How does one go about creating a "National ___________ Day"? I'm asking for a friend. That friend is me.
The day I'd like to see? National No Memes or Snark on Social Media Day. I'm curious what that would look like. And what it might spark in us.
Any of you that know me or still actually follow me, know I don't think social media should be just babies, good food and fun trips (although it should definitely include that). I do think it should be about engagement on important issues. Whether we like it or not, for good or for evil, social media isn't going anywhere. At least for the foreseeable future, here we are. For those of us who choose to participate in it, it should be a reflection of who we actually are in the real world, not just the dressed up version we sometimes tend to show in this space.
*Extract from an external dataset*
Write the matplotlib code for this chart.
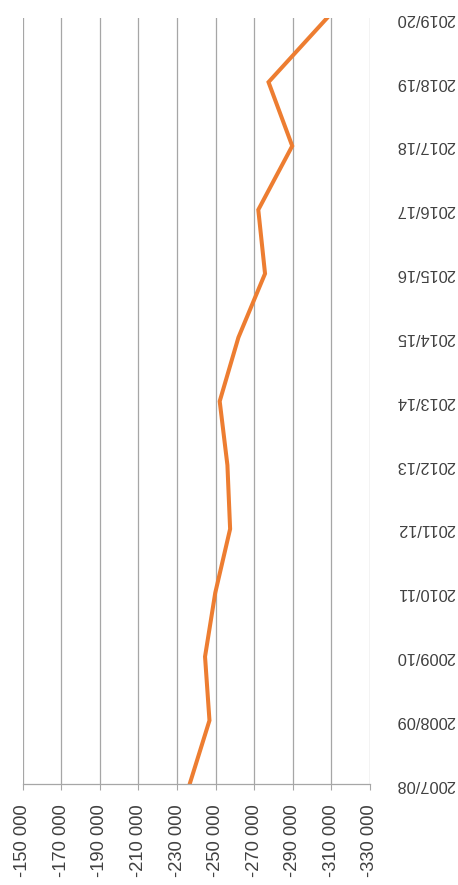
import matplotlib
matplotlib.use('Agg')
import matplotlib.pyplot as plt
import numpy as np

years = ['2007/08', '2008/09', '2009/10', '2010/11', '2011/12', '2012/13', '2013/14',
         '2014/15', '2015/16', '2016/17', '2017/18', '2018/19', '2019/20']
values = [-236500, -246800, -244500, -249800, -257500, -256100, -252100,
          -261800, -275600, -272100, -289700, -277400, -307600]
value_ticks = list(range(-150000, -330001, -20000))

plt.rcParams['font.family'] = ['Liberation Sans', 'DejaVu Sans']

fig = plt.figure(figsize=(4.58, 8.85), dpi=100)
ax = fig.add_axes([22.7 / 458, 1 - 784.3 / 885, (370 - 22.7) / 458, (784.3 - 18.3) / 885])

pos = np.arange(len(years))
ax.plot(values, pos, color='#ED7D31', linewidth=2.9, solid_joinstyle='miter')

ax.set_xlim(-150000, -330000)
ax.set_ylim(0, len(years) - 1)
ax.set_xticks(value_ticks)
ax.set_xticklabels([('%d' % v)[:-3] + ' 000' for v in value_ticks], rotation=90,
                   fontsize=13.2, color='#404040')
ax.tick_params(axis='x', length=4.3, width=0.8, color='#A6A6A6', pad=10)

# category labels upside down, right edge lined up
ax.yaxis.tick_right()
ax.set_yticks(pos)
ax.set_yticklabels(years, rotation=180, fontsize=11.8, color='#404040',
                   va='center', ha='right')
ax.tick_params(axis='y', length=0, pad=61)

ax.grid(axis='x', color='#A6A6A6', linewidth=0.9)
ax.set_axisbelow(True)
for s in ['top', 'left', 'right']:
    ax.spines[s].set_visible(False)
ax.spines['bottom'].set_color('#A6A6A6')
ax.spines['bottom'].set_linewidth(0.9)

fig.savefig('out.png', dpi=100)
I want to see this as a platform to begin to know people, beyond their best, idealized selves. It certainly needs to be more than Facebook, it needs to go deeper than our feeds, into real life spaces, but if we're intentional, it can begin here. I want to learn new things here. I want to know what you're reading, who you're learning new things from. I want to grow and I love when one of you shares a perspective I've never considered and challenges me in that growth. I want to know how you navigated hard things, where you failed and what you learned from it, where you succeeded and what you learned from that. Aaaaand babies, food and fun trips.
But, what I do not think it should be:
- snark,
- memes that try to encapsulate things we hold dear into 15 words or less (or more often and with more pain to others, things we despise encapsulated into 15 words or less),
- hateful responses on others' pages,
- characterizing "the other" as functioning with diabolical, evil intent at all times,
- name-calling,
- reducing people to their opinions on one or two issues,
- de-humanizing language,
- linking articles that do any of the above things
I'll be the first to raise my hand and admit that one of my spiritual gifts may very well be sarcasm. I love a good, quippy, sarcastic meme - and sometimes, if they're done well, even those that I fundamentally disagree with. I often will literally laugh out loud when reading them.
BUT...
So many posts these days are crafted intentionally to minimize others, to de-humanize, to separate and divide. I see people talk about all the ways they hate the division in our country and on social media, yet then post things like this - that will, as their goal, perpetuate and widen the divide. They shut down conversation, rather than invite it. They hurt rather than heal. They force our opponent into the opposing corner to shore up and come at us even harder.
One of the things I've tried to challenge myself with since stepping back into Facebook is to avoid memes, to avoid sarcastic responses that encourage us vs. them. It's hard sometimes. I'll be honest, sometimes I feel like people "deserve" the lash of my sarcastic tongue - they've earned it. Sometimes I just think it's funny. But then I try to think - even if it is funny, how will it be received by some one on an opposing side of this discussion? Will it encourage engagement or division? I want to encourage engagement. No one changes, no divides are healed, by being shamed.
If you're a meme spreader, if you share the gift of sarcasm along with me, if you're just really angry with a lot of really frustrating people right now and you'd like to let that all spew,...if you're any of those things, I'd like to encourage you to pick a few days in a row and just choose to not. Choose to use a few more words and explain yourself, ask good questions and listen fully to the answers - then ask some more good questions. Let's see if it sparks a new way of engaging in some of us.